Leap Day...the way to Stay Young.Posted: Updated:
RICHLAND, Wash. - Only a select few can say they stay young forever. For those born on February 29th it's almost a reality. Leap Day only comes around every 4 years, and for Brenda Leighty of Richland who's turning 11, you could say she's a little more advanced than the other kids.
"I've accomplished quite a bit for an 11 year old," said Brenda Leighty who works with the Richland School District. Her boss says she has an impressive resume for her age.
"She's probably the most precocious 11 year old I've every been around. She does an incredible job, deals with adults everyday, and provides outstanding service. I've never seen anything like it," said Dr. Rich Semler, Richland Superintendent.

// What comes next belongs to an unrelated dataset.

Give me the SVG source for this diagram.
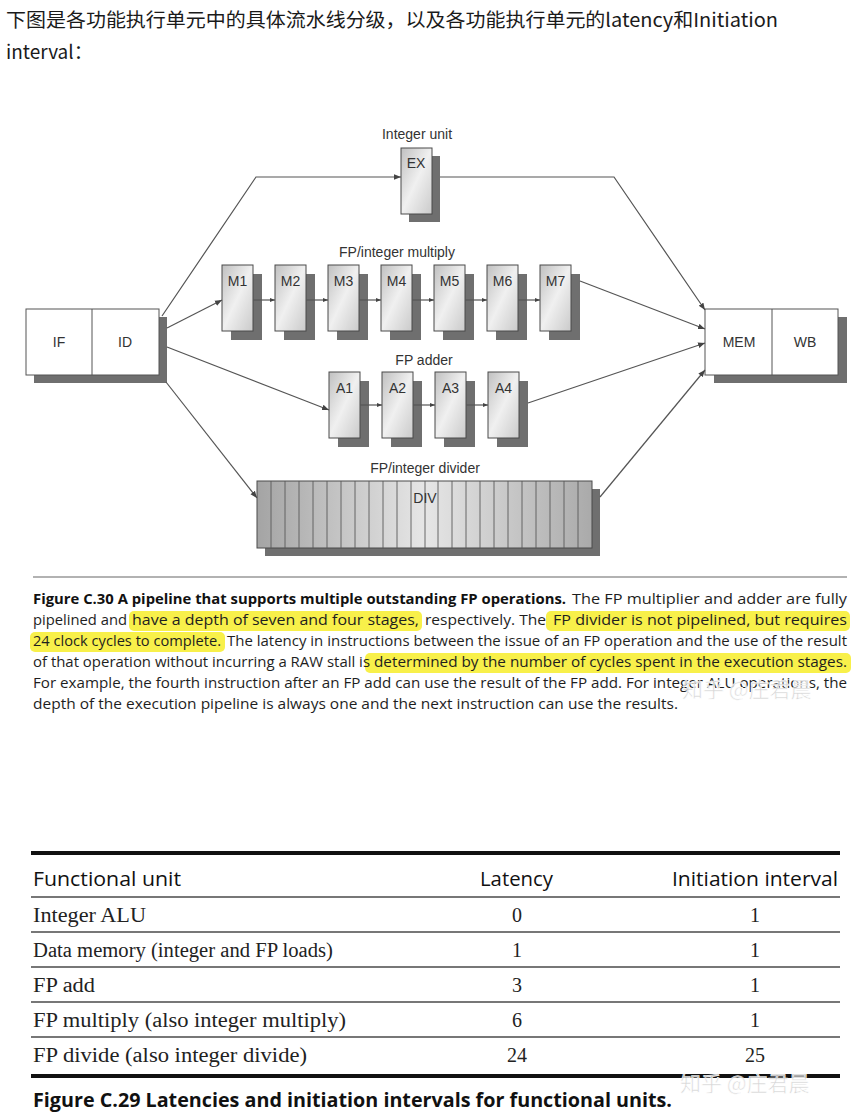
<svg xmlns="http://www.w3.org/2000/svg" width="856" height="1117" viewBox="0 0 856 1117">
<defs>
<style>
.title{font-family:"Noto Sans CJK SC","Noto Sans",sans-serif;font-size:19px;fill:#1a1a1a}
.bl{font-family:"Liberation Sans",Arial,sans-serif;font-size:14px;fill:#333;text-anchor:middle}
.box{fill:url(#gb);stroke:#4a4a4a;stroke-width:1}
.sh{fill:#6f6f6f}
.wb{fill:#fff;stroke:#555;stroke-width:1}
.con{fill:none;stroke:#555;stroke-width:1.2}
.cap{font-family:"Open Sans","Liberation Sans",sans-serif;font-size:15px;fill:#1e1e1e}
.capb{font-family:"Open Sans","Liberation Sans",sans-serif;font-size:15px;fill:#111;font-weight:bold}
.hl{fill:#f8f04a}
.th{font-family:"Open Sans","Liberation Sans",sans-serif;font-size:20px;fill:#111}
.td{font-family:"Liberation Serif","Times New Roman",serif;font-size:20px;fill:#222}
.tv{font-family:"Liberation Serif","Times New Roman",serif;font-size:20px;fill:#222;text-anchor:middle}
.wm{font-family:"Noto Sans CJK SC",sans-serif;font-size:21px;fill:#cfcfcf;fill-opacity:0.85;stroke:#fff;stroke-width:0.6}
</style>
<linearGradient id="gb" x1="0" y1="0" x2="1" y2="1">
<stop offset="0" stop-color="#c0c0c0"/>
<stop offset="0.5" stop-color="#f0f0f0"/>
<stop offset="1" stop-color="#cacaca"/>
</linearGradient>
<linearGradient id="gd" x1="0" y1="0" x2="1" y2="0">
<stop offset="0" stop-color="#a4a4a4"/>
<stop offset="0.5" stop-color="#e6e6e6"/>
<stop offset="1" stop-color="#aaaaaa"/>
</linearGradient>
<marker id="ah" viewBox="0 0 10 10" refX="10" refY="5" markerWidth="7" markerHeight="7" orient="auto" markerUnits="userSpaceOnUse">
<path d="M0,1 L10,5 L0,9 z" fill="#444"/>
</marker>
<marker id="as" viewBox="0 0 10 10" refX="10" refY="5" markerWidth="5" markerHeight="5" orient="auto" markerUnits="userSpaceOnUse">
<path d="M0,1 L10,5 L0,9 z" fill="#444"/>
</marker>
</defs>
<rect width="856" height="1117" fill="#fff"/>

<g id="intro">
<text class="title" x="6" y="27" textLength="772" lengthAdjust="spacingAndGlyphs">下图是各功能执行单元中的具体流水线分级，以及各功能执行单元的latency和Initiation</text>
<text class="title" x="6" y="59">interval：</text>
</g>

<g id="node-ifid">
<rect class="sh" x="34" y="317" width="133" height="66"/>
<rect class="wb" x="26" y="309" width="133" height="66"/>
<line x1="92" y1="309" x2="92" y2="375" stroke="#555" stroke-width="1"/>
<text class="bl" x="59" y="347">IF</text>
<text class="bl" x="125" y="347">ID</text>
</g>

<g id="node-memwb">
<rect class="sh" x="714" y="317" width="133" height="66"/>
<rect class="wb" x="705" y="309" width="133" height="66"/>
<line x1="772" y1="309" x2="772" y2="375" stroke="#555" stroke-width="1"/>
<text class="bl" x="739" y="347">MEM</text>
<text class="bl" x="805" y="347">WB</text>
</g>

<g id="node-ex">
<text class="bl" x="417" y="139">Integer unit</text>
<rect class="sh" x="409" y="156" width="31" height="66"/>
<rect class="box" x="401" y="148" width="31" height="66"/>
<text class="bl" x="416" y="168">EX</text>
</g>

<g id="node-mul">
<text class="bl" x="397" y="257">FP/integer multiply</text>
<g id="m1"><rect class="sh" x="231" y="274" width="31" height="66"/><rect class="box" x="222" y="265" width="31" height="66"/><text class="bl" x="237.5" y="286">M1</text></g>
<g id="m2"><rect class="sh" x="284" y="274" width="31" height="66"/><rect class="box" x="275" y="265" width="31" height="66"/><text class="bl" x="290.5" y="286">M2</text></g>
<g id="m3"><rect class="sh" x="337" y="274" width="31" height="66"/><rect class="box" x="328" y="265" width="31" height="66"/><text class="bl" x="343.5" y="286">M3</text></g>
<g id="m4"><rect class="sh" x="390" y="274" width="31" height="66"/><rect class="box" x="381" y="265" width="31" height="66"/><text class="bl" x="396.5" y="286">M4</text></g>
<g id="m5"><rect class="sh" x="443" y="274" width="31" height="66"/><rect class="box" x="434" y="265" width="31" height="66"/><text class="bl" x="449.5" y="286">M5</text></g>
<g id="m6"><rect class="sh" x="496" y="274" width="31" height="66"/><rect class="box" x="487" y="265" width="31" height="66"/><text class="bl" x="502.5" y="286">M6</text></g>
<g id="m7"><rect class="sh" x="549" y="274" width="31" height="66"/><rect class="box" x="540" y="265" width="31" height="66"/><text class="bl" x="555.5" y="286">M7</text></g>
</g>

<g id="node-add">
<text class="bl" x="424" y="365">FP adder</text>
<g id="a1"><rect class="sh" x="338" y="381" width="31" height="66"/><rect class="box" x="329" y="372" width="31" height="66"/><text class="bl" x="344.5" y="393">A1</text></g>
<g id="a2"><rect class="sh" x="391" y="381" width="31" height="66"/><rect class="box" x="382" y="372" width="31" height="66"/><text class="bl" x="397.5" y="393">A2</text></g>
<g id="a3"><rect class="sh" x="444" y="381" width="31" height="66"/><rect class="box" x="435" y="372" width="31" height="66"/><text class="bl" x="450.5" y="393">A3</text></g>
<g id="a4"><rect class="sh" x="497" y="381" width="31" height="66"/><rect class="box" x="488" y="372" width="31" height="66"/><text class="bl" x="503.5" y="393">A4</text></g>
</g>

<g id="node-div">
<text class="bl" x="425" y="473">FP/integer divider</text>
<rect class="sh" x="265" y="489" width="335" height="67"/>
<rect x="257" y="481" width="335" height="67" fill="url(#gd)" stroke="#4a4a4a" stroke-width="1"/>
<g stroke="#5a5a5a" stroke-width="0.9">
<line x1="271" y1="481" x2="271" y2="548"/><line x1="285" y1="481" x2="285" y2="548"/><line x1="299" y1="481" x2="299" y2="548"/><line x1="313" y1="481" x2="313" y2="548"/><line x1="327" y1="481" x2="327" y2="548"/><line x1="341" y1="481" x2="341" y2="548"/><line x1="355" y1="481" x2="355" y2="548"/><line x1="369" y1="481" x2="369" y2="548"/><line x1="383" y1="481" x2="383" y2="548"/><line x1="397" y1="481" x2="397" y2="548"/><line x1="411" y1="481" x2="411" y2="548"/><line x1="425" y1="481" x2="425" y2="548"/><line x1="438" y1="481" x2="438" y2="548"/><line x1="452" y1="481" x2="452" y2="548"/><line x1="466" y1="481" x2="466" y2="548"/><line x1="480" y1="481" x2="480" y2="548"/><line x1="494" y1="481" x2="494" y2="548"/><line x1="508" y1="481" x2="508" y2="548"/><line x1="522" y1="481" x2="522" y2="548"/><line x1="536" y1="481" x2="536" y2="548"/><line x1="550" y1="481" x2="550" y2="548"/><line x1="564" y1="481" x2="564" y2="548"/><line x1="578" y1="481" x2="578" y2="548"/>
</g>
<text class="bl" x="425" y="503">DIV</text>
</g>

<g id="connectors">
<polyline class="con" points="162,316 256,177 401,177" marker-end="url(#ah)"/>
<polyline class="con" points="440,177 614,177 705,310" marker-end="url(#ah)"/>
<line class="con" x1="167" y1="328" x2="222" y2="300" marker-end="url(#ah)"/>
<line class="con" x1="253" y1="300" x2="275" y2="300" marker-end="url(#as)"/>
<line class="con" x1="306" y1="300" x2="328" y2="300" marker-end="url(#as)"/>
<line class="con" x1="359" y1="300" x2="381" y2="300" marker-end="url(#as)"/>
<line class="con" x1="412" y1="300" x2="434" y2="300" marker-end="url(#as)"/>
<line class="con" x1="465" y1="300" x2="487" y2="300" marker-end="url(#as)"/>
<line class="con" x1="518" y1="300" x2="540" y2="300" marker-end="url(#as)"/>
<line class="con" x1="580" y1="281" x2="705" y2="329" marker-end="url(#ah)"/>
<line class="con" x1="167" y1="347" x2="329" y2="410" marker-end="url(#ah)"/>
<line class="con" x1="360" y1="405" x2="382" y2="405" marker-end="url(#as)"/>
<line class="con" x1="413" y1="405" x2="435" y2="405" marker-end="url(#as)"/>
<line class="con" x1="466" y1="405" x2="488" y2="405" marker-end="url(#as)"/>
<line class="con" x1="528" y1="403" x2="705" y2="343" marker-end="url(#ah)"/>
<line class="con" x1="166" y1="382" x2="257" y2="498" marker-end="url(#ah)"/>
<line class="con" x1="600" y1="497" x2="705" y2="370" marker-end="url(#ah)"/>
</g>

<g id="caption30">
<line x1="33" y1="577" x2="847" y2="577" stroke="#999" stroke-width="1.5"/>
<rect class="hl" x="129" y="611" width="293" height="20" rx="5"/>
<rect class="hl" x="546" y="611" width="304" height="20" rx="5"/>
<rect class="hl" x="30" y="632" width="195" height="20" rx="5"/>
<rect class="hl" x="365" y="653" width="486" height="20" rx="5"/>
<text class="capb" x="33" y="604" textLength="533" lengthAdjust="spacingAndGlyphs">Figure C.30  A pipeline that supports multiple outstanding FP operations.</text>
<text class="cap" x="572" y="604" textLength="275" lengthAdjust="spacingAndGlyphs">The FP multiplier and adder are fully</text>
<text class="cap" x="33" y="625" textLength="94" lengthAdjust="spacingAndGlyphs">pipelined and</text>
<text class="cap" x="132" y="625" textLength="287" lengthAdjust="spacingAndGlyphs">have a depth of seven and four stages,</text>
<text class="cap" x="425" y="625" textLength="121" lengthAdjust="spacingAndGlyphs">respectively. The</text>
<text class="cap" x="553" y="625" textLength="294" lengthAdjust="spacingAndGlyphs">FP divider is not pipelined, but requires</text>
<text class="cap" x="33" y="646" textLength="188" lengthAdjust="spacingAndGlyphs">24 clock cycles to complete.</text>
<text class="cap" x="227" y="646" textLength="620" lengthAdjust="spacingAndGlyphs">The latency in instructions between the issue of an FP operation and the use of the result</text>
<text class="cap" x="33" y="667" textLength="337" lengthAdjust="spacingAndGlyphs">of that operation without incurring a RAW stall is</text>
<text class="cap" x="374" y="667" textLength="473" lengthAdjust="spacingAndGlyphs">determined by the number of cycles spent in the execution stages.</text>
<text class="cap" x="33" y="688" textLength="814" lengthAdjust="spacingAndGlyphs">For example, the fourth instruction after an FP add can use the result of the FP add. For integer ALU operations, the</text>
<text class="cap" x="33" y="709" textLength="645" lengthAdjust="spacingAndGlyphs">depth of the execution pipeline is always one and the next instruction can use the results.</text>
<text class="wm" x="682" y="697">知乎 @庄君晨</text>
</g>

<g id="table29">
<line x1="31" y1="853" x2="840" y2="853" stroke="#111" stroke-width="4"/>
<text class="th" x="33" y="886" textLength="148" lengthAdjust="spacingAndGlyphs">Functional unit</text>
<text class="th" x="480" y="886" textLength="73" lengthAdjust="spacingAndGlyphs">Latency</text>
<text class="th" x="672" y="886" textLength="166" lengthAdjust="spacingAndGlyphs">Initiation interval</text>
<g stroke="#777" stroke-width="2">
<line x1="31" y1="897" x2="840" y2="897"/>
<line x1="31" y1="932" x2="840" y2="932"/>
<line x1="31" y1="967" x2="840" y2="967"/>
<line x1="31" y1="1002" x2="840" y2="1002"/>
<line x1="31" y1="1037" x2="840" y2="1037"/>
</g>
<text class="td" x="33" y="922" textLength="113" lengthAdjust="spacingAndGlyphs">Integer ALU</text>
<text class="tv" x="517" y="922">0</text><text class="tv" x="755" y="922">1</text>
<text class="td" x="33" y="957" textLength="300" lengthAdjust="spacingAndGlyphs">Data memory (integer and FP loads)</text>
<text class="tv" x="517" y="957">1</text><text class="tv" x="755" y="957">1</text>
<text class="td" x="33" y="992" textLength="62" lengthAdjust="spacingAndGlyphs">FP add</text>
<text class="tv" x="517" y="992">3</text><text class="tv" x="755" y="992">1</text>
<text class="td" x="33" y="1027" textLength="313" lengthAdjust="spacingAndGlyphs">FP multiply (also integer multiply)</text>
<text class="tv" x="517" y="1027">6</text><text class="tv" x="755" y="1027">1</text>
<text class="td" x="33" y="1062" textLength="274" lengthAdjust="spacingAndGlyphs">FP divide (also integer divide)</text>
<text class="tv" x="517" y="1062">24</text><text class="tv" x="755" y="1062">25</text>
<line x1="31" y1="1076" x2="840" y2="1076" stroke="#111" stroke-width="4"/>
<text class="th" x="33" y="1107" textLength="639" lengthAdjust="spacingAndGlyphs" font-weight="bold">Figure C.29  Latencies and initiation intervals for functional units.</text>
<text class="wm" x="680" y="1091">知乎 @庄君晨</text>
</g>
</svg>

Also on her list of accomplishments, Brenda is currently on her way to getting a degree from Eastern Oregon University and says she's the youngest in her class.

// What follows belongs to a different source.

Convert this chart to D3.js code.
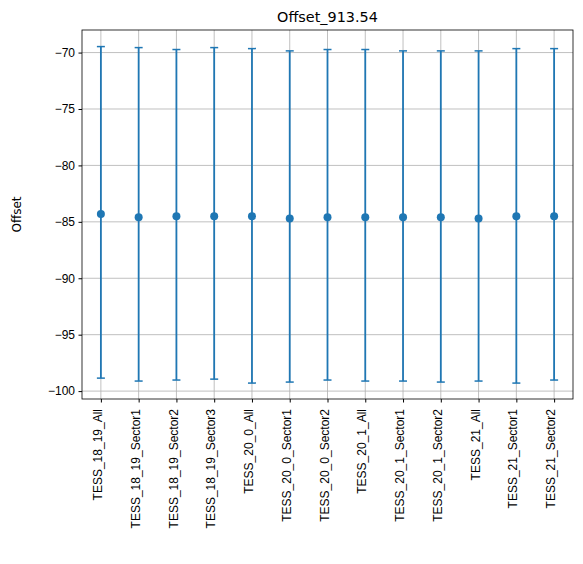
<!DOCTYPE html>
<html><head><meta charset="utf-8">
<script src="https://cdn.jsdelivr.net/npm/d3@7"></script>
<style>body{margin:0;background:#fff}svg{font-family:"DejaVu Sans",sans-serif}</style>
</head><body><svg id="c"></svg>
<script>
const categories = ["TESS_18_19_All","TESS_18_19_Sector1","TESS_18_19_Sector2","TESS_18_19_Sector3","TESS_20_0_All","TESS_20_0_Sector1","TESS_20_0_Sector2","TESS_20_1_All","TESS_20_1_Sector1","TESS_20_1_Sector2","TESS_21_All","TESS_21_Sector1","TESS_21_Sector2"];
const values = [-84.3,-84.6,-84.5,-84.5,-84.5,-84.7,-84.6,-84.6,-84.6,-84.6,-84.7,-84.5,-84.5];
const upper = [-69.47,-69.56,-69.73,-69.56,-69.65,-69.85,-69.73,-69.73,-69.85,-69.85,-69.85,-69.65,-69.65];
const lower = [-98.85,-99.11,-99.02,-98.94,-99.29,-99.2,-99.02,-99.11,-99.11,-99.2,-99.11,-99.29,-99.02];
const yTicks = [-100,-95,-90,-85,-80,-75,-70];

const width = 583, height = 564;
const margin = {top: 30, right: 10, bottom: 165, left: 82};
const svg = d3.select("#c").attr("width", width).attr("height", height);
const iw = width - margin.left - margin.right, ih = height - margin.top - margin.bottom;
const g = svg.append("g").attr("transform", `translate(${margin.left},${margin.top})`);
const color = "#1f77b4";

const x = d3.scalePoint().domain(categories).range([0, iw]).padding(0.5);
const y = d3.scaleLinear().domain([-100.7, -68.0]).range([ih, 0]);

// grid
g.append("g").selectAll("line").data(yTicks).enter().append("line")
  .attr("x1", 0).attr("x2", iw).attr("y1", d => y(d)).attr("y2", d => y(d))
  .attr("stroke", "#b0b0b0").attr("stroke-width", 0.8);
g.append("g").selectAll("line").data(categories).enter().append("line")
  .attr("x1", d => x(d)).attr("x2", d => x(d)).attr("y1", 0).attr("y2", ih)
  .attr("stroke", "#b0b0b0").attr("stroke-width", 0.8);

// error bars
const eb = g.append("g").selectAll("g").data(categories).enter().append("g");
eb.append("line").attr("x1", d => x(d)).attr("x2", d => x(d))
  .attr("y1", (d, i) => y(upper[i])).attr("y2", (d, i) => y(lower[i]))
  .attr("stroke", color).attr("stroke-width", 1.8);
eb.append("line").attr("x1", d => x(d) - 4).attr("x2", d => x(d) + 4)
  .attr("y1", (d, i) => y(upper[i])).attr("y2", (d, i) => y(upper[i]))
  .attr("stroke", color).attr("stroke-width", 1.5);
eb.append("line").attr("x1", d => x(d) - 4).attr("x2", d => x(d) + 4)
  .attr("y1", (d, i) => y(lower[i])).attr("y2", (d, i) => y(lower[i]))
  .attr("stroke", color).attr("stroke-width", 1.5);
eb.append("circle").attr("cx", d => x(d)).attr("cy", (d, i) => y(values[i]))
  .attr("r", 4).attr("fill", color);

// axes
const xa = g.append("g").attr("transform", `translate(0,${ih})`)
  .call(d3.axisBottom(x).tickSize(3.5).tickPadding(3.5));
xa.selectAll("text").attr("transform", "rotate(-90)").attr("text-anchor", "end")
  .attr("dx", "-0.5em").attr("dy", "0.05em").attr("x", -4).attr("y", 0)
  .style("font-size", "12px").attr("fill", "#000");
const ya = g.append("g").call(d3.axisLeft(y).tickValues(yTicks).tickSize(3.5).tickPadding(3.5));
ya.selectAll("text").style("font-size", "12px").attr("fill", "#000");
[xa, ya].forEach(a => { a.select(".domain").remove(); a.selectAll("line").attr("stroke", "#000"); });
g.append("rect").attr("width", iw).attr("height", ih).attr("fill", "none").attr("stroke", "#000").attr("stroke-width", 0.8);

svg.append("text").attr("x", margin.left + iw / 2).attr("y", 22).attr("text-anchor", "middle")
  .style("font-size", "14.4px").text("Offset_913.54");
svg.append("text").attr("transform", `translate(21,${margin.top + ih / 2}) rotate(-90)`)
  .attr("text-anchor", "middle").style("font-size", "12px").text("Offset");
</script></body></html>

This is all said with a sense of humor of course, but Brenda says being born on Leap Day does have it's downside.
"When I was first hired, 2-29 was not in their computer system. They kept telling me that they couldn't enter me into the system because my birthday wasn't correct."
Registering for things online also gives her a hard time. She says she usually has to tell a "white lie" and say she was born on the 28th just to speed up the process.
The chances of being born on Leap Day is about 1 in 1,500. An estimated 200 thousand people in the U.S. will be born on Leap Day.